Если экстраполировать эти представления Пушкина на ситуацию в Турции, можно предположить, что главным условием успеха турецких реформ он должен был считать деисламизацию и «приобщение к европейской системе» (собственно говоря, то, что совершил в XX веке Ататюрк). Это тем более вероятно, что в России тогда не исключали возможности будущей христианизации Османской империи и подозревали Махмуда в скрытых симпатиях к «хоругви Европы и просвещения». У Николая I были какие-то основания полагать, что султан Махмуд «склонен к принятию, в случае крайности, христианской веры». Об этом он под большим секретом рассказал на аудиенции Н. Н. Муравьеву-Карсскому перед отъездом последнего в Стамбул. «По возвращении моем из Турции, — вспоминает Муравьев, — я заметил, что государь изменил свой образ мыслей на сей счет; обращение султана в христианство казалось ему делом несбыточным и даже недоступным»[216]. Он приводит слова императора о Турции: «…хотя обязанность каждого из нас стараться просветить страну сию Христианством, но на время должно отложить эту мысль»[217].
О возможности просветить Турцию христианством задумывался и автор упомянутой выше статьи о Турции в «Телескопе». Выражая некоторый скептицизм относительно попыток Махмуда совместить просвещение с исламом, он предполагал, что в дальнейшем старый религиозный уклад будет полностью разрушен и Османская империя, отказавшись от Корана, возродится «силой просвещения для нового, высшего существования»:
Может быть Греческий крест, сияющий на башнях Кремля, засверкает на минаретах Царя-Града… И кто знает, не суждено ли древней Византии сделаться новым средоточием цивилизации; не возродится ли к новой жизни Восток, столь долго дремавший в торжественном бездействии Исламизма; не возгордятся ли берега Нила в другой раз своими тысячью городами; не возвратят ли Варварийские пустыни свои триста училищ, кои некогда составляли их славу; не восстанут ли из своего пепла библиотеки Пергама и Александрии; не предназначена ли новая эра славы Финикии, Тиру и Сидону…[218]

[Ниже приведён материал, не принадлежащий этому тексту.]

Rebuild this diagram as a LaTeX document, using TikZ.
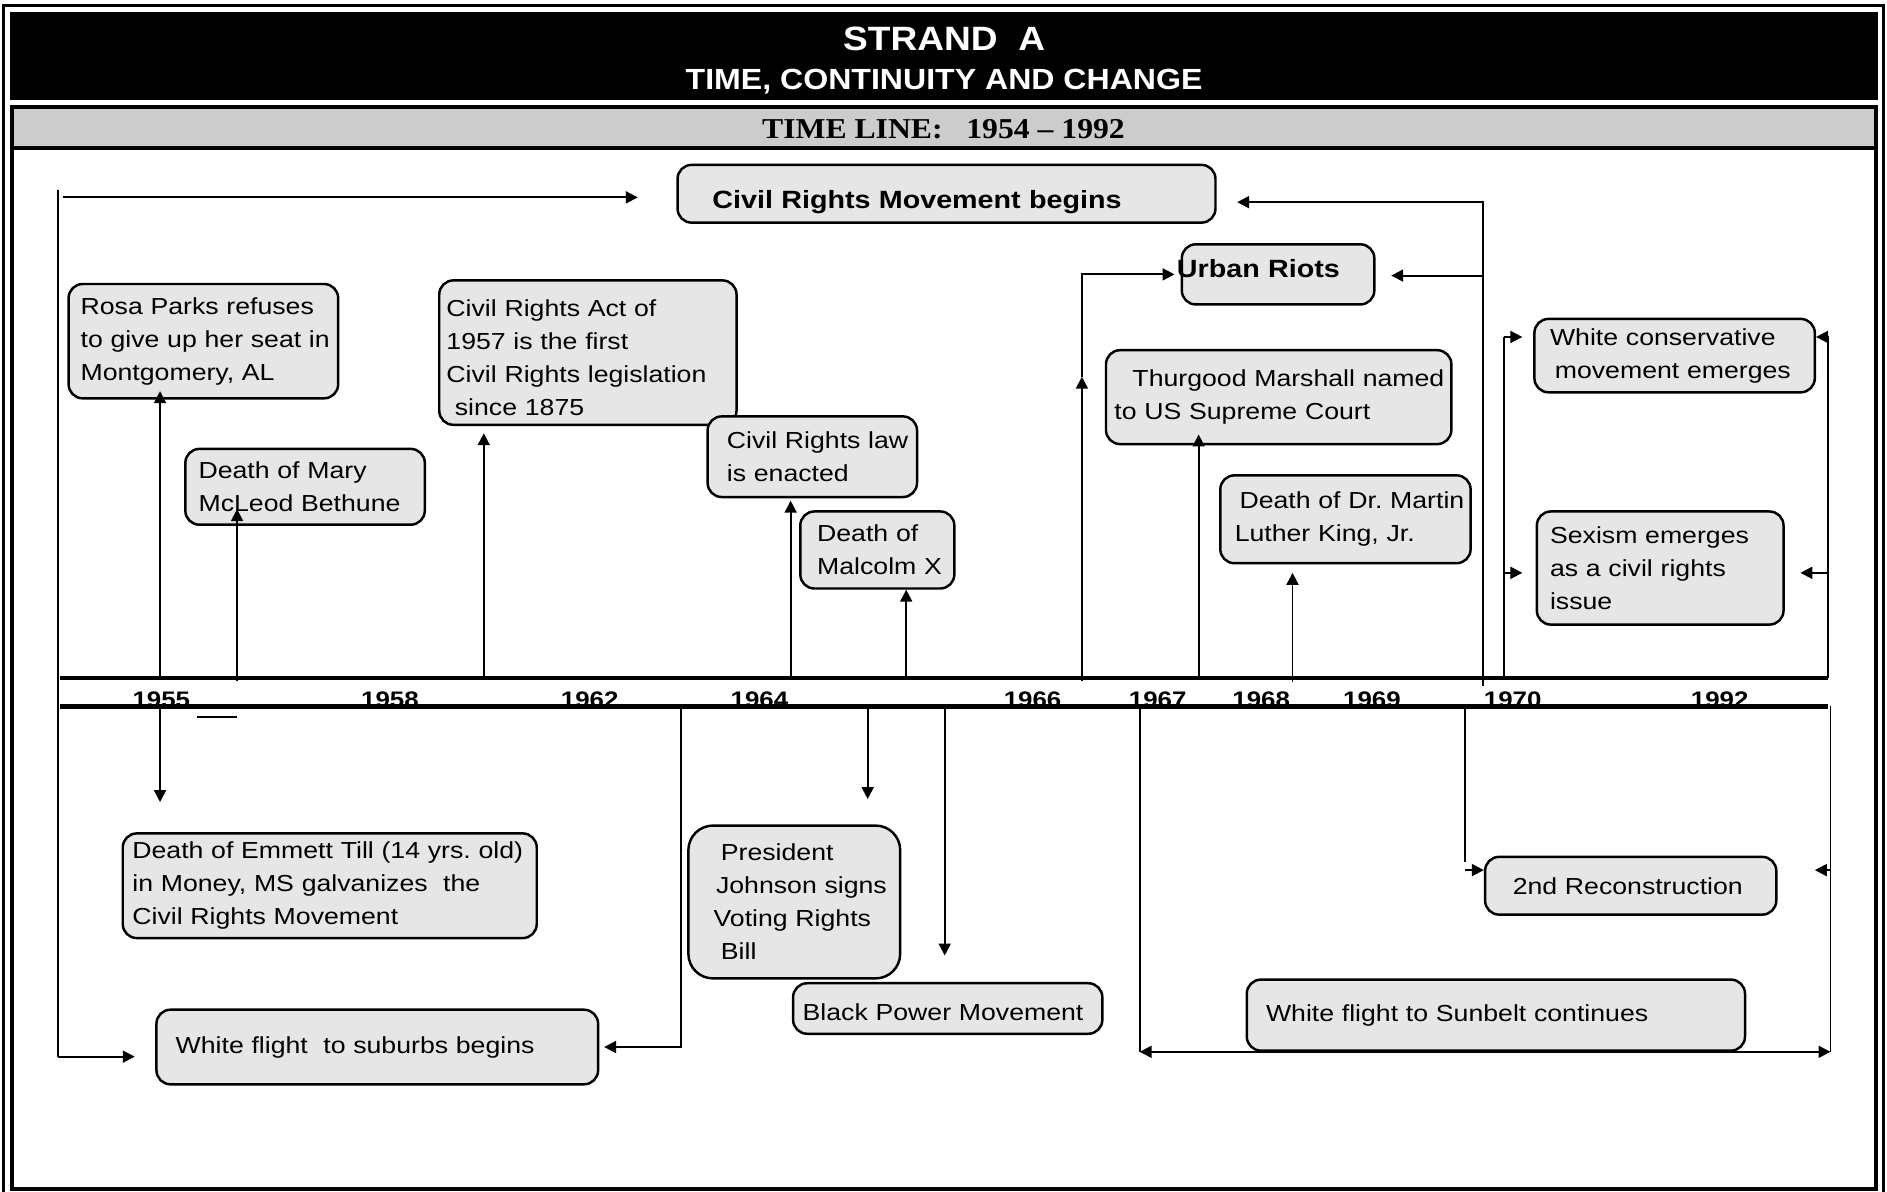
\documentclass[tikz,border=0pt]{standalone}
\usepackage{fontspec}
\setmainfont{Liberation Sans}[FakeStretch=1.15]
\newfontfamily\headfont{Liberation Sans}[FakeStretch=1.1]
\newfontfamily\lineserif{Liberation Serif}[FakeStretch=1.1]
\usepackage{xcolor}
\usetikzlibrary{arrows.meta}
\newdimen\pxu
\pxu=0.012034cm
\definecolor{boxgray}{HTML}{E6E6E6}
\definecolor{bandgray}{HTML}{CCCCCC}

\begin{document}
\begin{tikzpicture}[
  x=0.012034cm, y=-0.012034cm,
  event/.style={draw, line width=0.7pt, rounded corners=4pt, fill=boxgray, align=left, inner xsep=0pt, inner ysep=0pt, font=\fontsize{6.6}{9.4}\selectfont},
  boldevent/.style={event, font=\fontsize{7.1}{9}\selectfont\bfseries},
  lpad/.style={execute at begin node={\leftskip=#1\pxu\rightskip=-40\pxu plus 1fil}},
  year/.style={anchor=base, inner sep=0pt, font=\fontsize{6.4}{8}\selectfont\bfseries},
  link/.style={line width=0.55pt},
  arrow/.style={line width=0.55pt, -{Triangle[length=3.4pt,width=3.4pt]}},
  twoway/.style={line width=0.55pt, {Triangle[length=3.4pt,width=3.4pt]}-{Triangle[length=3.4pt,width=3.4pt]}},
  axis/.style={line width=1.3pt}
]
\useasboundingbox (0,0) rectangle (1568,990);

\draw[line width=1pt] (2.8,1000) -- (2.8,4.7) -- (1565,4.7) -- (1565,1000);
\fill[black] (8.3,9.7) rectangle (1560.6,83.1);
\fill[bandgray] (10,89) rectangle (1559,123);
\draw[line width=1.13pt] (10,89) rectangle (1559,987.8);
\draw[line width=1.13pt] (10,123) -- (1559,123);

\node[anchor=base, text=white, font=\headfont\fontsize{9.6}{11}\selectfont\bfseries] (strand) at (784.5,42) {STRAND\ \ A};
\node[anchor=base, text=white, font=\headfont\fontsize{8.3}{10}\selectfont\bfseries] (theme) at (784.5,74) {TIME, CONTINUITY AND CHANGE};
\node[anchor=base, font=\lineserif\fontsize{8.2}{10}\selectfont\bfseries] (timeline) at (784,115) {TIME LINE:\ \ \ 1954 – 1992};

\node[boldevent, text width=447*\pxu, minimum height=48*\pxu, text height=25*\pxu, text depth=0pt, lpad=29] (crm) at (786.5,161) {Civil Rights Movement begins};
\node[event, text width=224*\pxu, minimum height=95*\pxu, lpad=10] (rosa) at (169,283.5) {Rosa Parks refuses\\to give up her seat in\\Montgomery, AL};
\node[event, text width=247*\pxu, minimum height=120*\pxu, text height=23*\pxu, lpad=6] (cract) at (488.5,293) {Civil Rights Act of\\1957 is the first\\Civil Rights legislation\\\hspace*{7\pxu}since 1875};
\node[event, text width=199*\pxu, minimum height=63*\pxu, lpad=11] (bethune) at (253.5,404.5) {Death of Mary\\McLeod Bethune};
\node[event, text width=174*\pxu, minimum height=67*\pxu, lpad=16] (crlaw) at (675,379.5) {Civil Rights law\\is enacted};
\node[event, text width=128*\pxu, minimum height=64*\pxu, lpad=14] (malcolm) at (729,457) {Death of\\Malcolm X};
\node[boldevent, text width=160*\pxu, minimum height=50*\pxu, text height=5*\pxu, text depth=0pt, lpad=-4] (riots) at (1062,228) {Urban Riots};
\node[event, text width=287*\pxu, minimum height=78*\pxu, lpad=7] (thurgood) at (1062.5,330) {\hspace*{15\pxu}Thurgood Marshall named\\to US Supreme Court};
\node[event, text width=208*\pxu, minimum height=73*\pxu, lpad=12] (mlk) at (1118,431.5) {\hspace*{4\pxu}Death of Dr.\ Martin\\Luther King, Jr.};
\node[event, text width=233*\pxu, minimum height=61*\pxu, lpad=13] (whitecons) at (1391.5,295.5) {White conservative\\\hspace*{4\pxu}movement emerges};
\node[event, text width=205*\pxu, minimum height=94*\pxu, lpad=11] (sexism) at (1379.5,472) {Sexism emerges\\as a civil rights\\issue};
\node[event, text width=344*\pxu, minimum height=87*\pxu, lpad=8] (emmett) at (274,736) {Death of Emmett Till (14 yrs.\ old)\\in Money, MS galvanizes\ \ the\\Civil Rights Movement};
\node[event, text width=367*\pxu, minimum height=62*\pxu, lpad=16] (suburbs) at (313.5,870) {White flight\ \ to suburbs begins};
\node[event, text width=176*\pxu, minimum height=127*\pxu, lpad=21, rounded corners=7pt] (johnson) at (660,749.5) {\hspace*{6\pxu}President\\\hspace*{2\pxu}Johnson signs\\Voting Rights\\\hspace*{6\pxu}Bill};
\node[event, text width=257*\pxu, minimum height=42*\pxu, text height=20*\pxu, text depth=0pt, lpad=8] (blackpower) at (787.5,838) {Black Power Movement};
\node[event, text width=242*\pxu, minimum height=48*\pxu, lpad=23] (recon) at (1355,736) {2nd Reconstruction};
\node[event, text width=414*\pxu, minimum height=59*\pxu, lpad=16] (sunbelt) at (1243,843.5) {White flight to Sunbelt continues};

\foreach \yr/\xx in {1955/134, 1958/324, 1962/490, 1964/631, 1966/858, 1967/962, 1968/1048, 1969/1140, 1970/1257, 1992/1429}
  \node[year] (y\yr) at (\xx,588) {\yr};
\draw[axis] (50,563.3) -- (1519,563.3);
\draw[axis] (50,587) -- (1519,587);
\draw[line width=0.6pt] (164,596) -- (197,596);

\coordinate (t-rosa) at (133,563);
\coordinate (t-bethune) at (197,566);
\coordinate (t-cract) at (402,563);
\coordinate (t-crlaw) at (657,563);
\coordinate (t-malcolm) at (753,563);
\coordinate (t-riots) at (899,566);
\coordinate (t-thurgood) at (996,563);
\coordinate (t-mlk) at (1074,567);
\coordinate (t-crm) at (1232,570);
\coordinate (t-wcl) at (1250,563);
\coordinate (t-wcr) at (1519,563);
\coordinate (b-emmett) at (133,587);
\coordinate (b-suburbs) at (566,587);
\coordinate (b-johnson) at (721,587);
\coordinate (b-blackpower) at (785,587);
\coordinate (b-sunbelt) at (947,587);
\coordinate (b-recon) at (1217,587);
\coordinate (b-right) at (1521,587);
\coordinate (l-top) at (48,158);
\coordinate (l-crm) at (52,164);
\coordinate (l-bot) at (48,878);
\coordinate (riots-mid) at (899,313);
\coordinate (r-top) at (1232,168);
\coordinate (r-riots) at (1232,229);
\coordinate (wl-top) at (1250,280);
\coordinate (wr-top) at (1519,280);
\coordinate (wl-mid) at (1250,476);
\coordinate (wr-mid) at (1519,476);
\coordinate (sb-l) at (947,874);
\coordinate (sb-r) at (1521,874);
\coordinate (rc-end) at (1217,716);
\coordinate (rc-l) at (1217,723);
\coordinate (rc-r) at (1521,723);

\draw[arrow, shorten >=-7*\pxu] (t-rosa) -- (t-rosa |- rosa.south);
\draw[arrow, shorten >=-14*\pxu] (t-bethune) -- (t-bethune |- bethune.south);
\draw[arrow, shorten >=6*\pxu] (t-cract) -- (t-cract |- cract.south);
\draw[arrow, shorten >=2*\pxu] (t-crlaw) -- (t-crlaw |- crlaw.south);
\draw[arrow] (t-malcolm) -- (t-malcolm |- malcolm.south);
\draw[arrow, shorten >=-9*\pxu] (t-thurgood) -- (t-thurgood |- thurgood.south);
\draw[arrow, shorten >=7*\pxu] (t-mlk) -- (t-mlk |- mlk.south);

\draw[link] (l-top) -- (l-bot);
\draw[arrow, shorten >=32*\pxu] (l-crm) -- (l-crm -| crm.west);
\draw[arrow, shorten >=17*\pxu] (l-bot) -- (l-bot -| suburbs.west);

\draw[arrow] (t-riots) -- (riots-mid);
\draw[arrow, shorten >=5*\pxu] (riots-mid) |- (riots.west);
\draw[arrow, shorten >=17*\pxu] (t-crm) -- (r-top) -- (r-top -| crm.east);
\draw[arrow, shorten >=13*\pxu] (r-riots) -- (r-riots -| riots.east);

\draw[link] (t-wcl) -- (wl-top);
\draw[link] (t-wcr) -- (wr-top);
\draw[arrow, shorten >=9*\pxu] (wl-top) -- (wl-top -| whitecons.west);
\draw[arrow] (wr-top) -- (wr-top -| whitecons.east);
\draw[arrow, shorten >=11*\pxu] (wl-mid) -- (wl-mid -| sexism.west);
\draw[arrow, shorten >=13*\pxu] (wr-mid) -- (wr-mid -| sexism.east);

\draw[arrow, shorten >=25*\pxu] (b-emmett) -- (b-emmett |- emmett.north);
\draw[arrow, shorten >=4*\pxu] (b-suburbs) |- (suburbs.east);
\draw[arrow, shorten >=21*\pxu] (b-johnson) -- (b-johnson |- johnson.north);
\draw[arrow, shorten >=22*\pxu] (b-blackpower) -- (b-blackpower |- blackpower.north);

\draw[link] (b-sunbelt) -- (sb-l);
\draw[link] (b-right) -- (sb-r);
\draw[twoway] (sb-l) -- (sb-r);
\draw[link] (b-recon) -- (rc-end);
\draw[arrow] (rc-l) -- (rc-l -| recon.west);
\draw[arrow, shorten >=31*\pxu] (rc-r) -- (rc-r -| recon.east);
\end{tikzpicture}
\end{document}
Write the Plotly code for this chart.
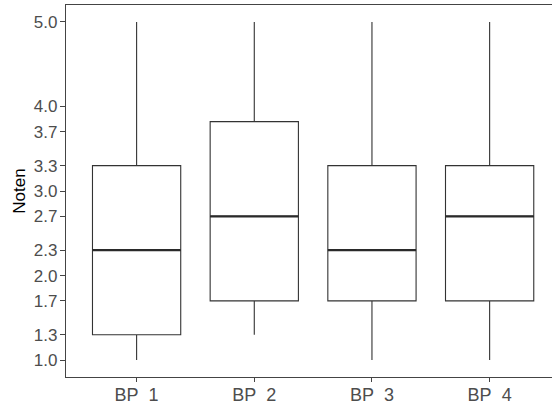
import plotly.graph_objects as go

# Data
categories = ["BP\u00a0\u00a01", "BP\u00a0\u00a02", "BP\u00a0\u00a03", "BP\u00a0\u00a04"]
lower_whisker = [1.0, 1.3, 1.0, 1.0]
q1_values = [1.3, 1.7, 1.7, 1.7]
median_values = [2.3, 2.7, 2.3, 2.7]
q3_values = [3.3, 3.82, 3.3, 3.3]
upper_whisker = [5.0, 5.0, 5.0, 5.0]
y_ticks = [1.0, 1.3, 1.7, 2.0, 2.3, 2.7, 3.0, 3.3, 3.7, 4.0, 5.0]
y_tick_labels = ["%.1f" % v for v in y_ticks]

positions = list(range(1, len(categories) + 1))
box_width = 0.75
line_color = "#333333"
font_family = "Liberation Sans, Arial, sans-serif"

fig = go.Figure()
for pos, lo, a, m, b, hi in zip(positions, lower_whisker, q1_values, median_values, q3_values, upper_whisker):
    fig.add_trace(go.Box(
        x=[pos], q1=[a], median=[m], q3=[b], lowerfence=[lo], upperfence=[hi],
        width=box_width, fillcolor="white",
        line=dict(color=line_color, width=1.1),
        whiskerwidth=0, boxpoints=False, showlegend=False, hoverinfo="skip",
    ))

# Thicker median lines (ggplot fatten)
mx, my = [], []
for pos, m in zip(positions, median_values):
    mx += [pos - box_width / 2, pos + box_width / 2, None]
    my += [m, m, None]
fig.add_trace(go.Scatter(x=mx, y=my, mode="lines", line=dict(color="#2a2a2a", width=2.2),
                         showlegend=False, hoverinfo="skip"))

fig.update_layout(
    width=552, height=405,
    margin=dict(l=66, r=0, t=5, b=28, autoexpand=False),
    paper_bgcolor="white", plot_bgcolor="white",
    font=dict(family=font_family, size=17, color="#4d4d4d"),
)
fig.update_xaxes(
    range=[0.4, 4.53], tickmode="array", tickvals=positions, ticktext=categories,
    showline=True, linecolor="#444444", linewidth=1.2, mirror=True,
    ticks="outside", ticklen=4, tickcolor="#444444", tickwidth=1,
    showgrid=False, zeroline=False, automargin=False,
    ticklabelstandoff=-3,
    tickfont=dict(size=18, color="#4d4d4d"),
)
fig.update_yaxes(
    range=[0.8, 5.2], tickmode="array", tickvals=y_ticks, ticktext=y_tick_labels,
    showline=True, linecolor="#444444", linewidth=1.2,
    ticks="outside", ticklen=5, tickcolor="#444444", tickwidth=1,
    showgrid=False, zeroline=False, automargin=False,
    ticklabelstandoff=-1,
    tickfont=dict(size=17, color="#4d4d4d"),
    title=dict(text="Noten", font=dict(size=17, color="black"), standoff=3),
)

fig.write_html("out.html", config={"displayModeBar": False},
               post_script="document.body.style.margin='0';document.body.style.overflow='hidden';")
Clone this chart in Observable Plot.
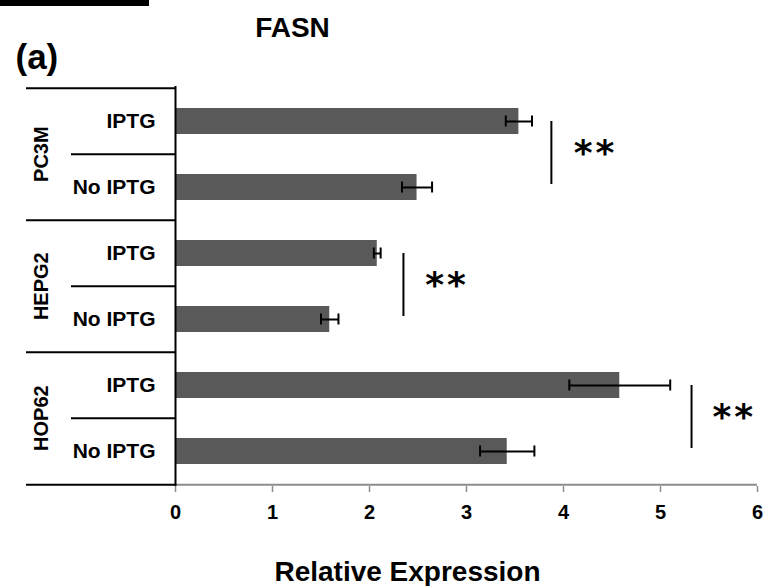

Непросвещенная азиатская Турция — как явствует из пятой главы «Путешествия в Арзрум» — произвела на Пушкина угнетающее впечатление. Грязь, нищета, грубые нравы, — все то, что он назвал «азиатской бедностью» и «азиатским свинством», — вызвали у него одно лишь омерзение. Надо полагать, что заблуждения самодовольного арзрумского янычара были ему не менее отвратительны, чем узкие и кривые улицы Арзрума, низкие и темные мечети, памятники и гробницы, в которых «нет ничего изящного: никакого вкусу, никакой мысли», чем местные жители, показывающие ему язык, словно лекарю. Правда, В. А. Кошелев увидел тут бахтинианский диалог двух равноправных точек зрения — «правды древнего Востока», выраженной в стихотворении, и западнических представлений о Востоке, выраженных в прозе (то есть того, что Э. Саид определил бы как колониалистский ориентализм)[219]. Однако я думаю, что это лишь обычные издержки метода, который побуждает везде находить диалог, амбивалентность или, того хуже, пресловутую апорию, принимая за них иронию, издевку и все прочие формы вполне монологических словесных заушений и заглушений. СГ-1835 как язвительная сатира хорошо вписывается в западнический дискурс «Путешествия в Арзрум», а он, в свою очередь, столь же хорошо соответствует общей западнической программе «Современника», в первом номере которого Пушкин напечатал «Путешествие» вместе с «Пиром Петра Первого», «Из А. Шенье» и «Скупым рыцарем». Сутью этой программы, как писал Н. В. Измайлов, было русское европейство: журнал призывал «идти путем Петра, отстаивать просвещение, основы которого были им заложены, бороться против всяких попыток остановить развитие просвещения и изолировать Россию от западноевропейской культуры». СГ-1835, — замечает при этом исследователь, — представлял собой «своеобразное развитие той же темы о борьбе между старым и новым, которая занимала Пушкина в связи с работой о Петре»[220]. Если вспомнить, что в то самое время, когда Пушкин работал над «Путешествием в Арзрум» и готовил к печати первый том «Современника», в Москве начала складываться идеология славянофильства и поэтому антитеза «Петербург — Москва» снова стала актуальной, стихотворение, в котором противопоставлялись центры двух соперничающих культур, — приморская столица, открытая внешнему миру и переменам, и удаленный от моря провинциальный город, переменам и внешнему миру враждебный, — получало даже не двойное, а тройное дно.
216
Русские на Босфоре в 1833 году. Из записок Н. Н. Муравьева (Карсского). М.: Чертковская библиотека, 1869. С. 12.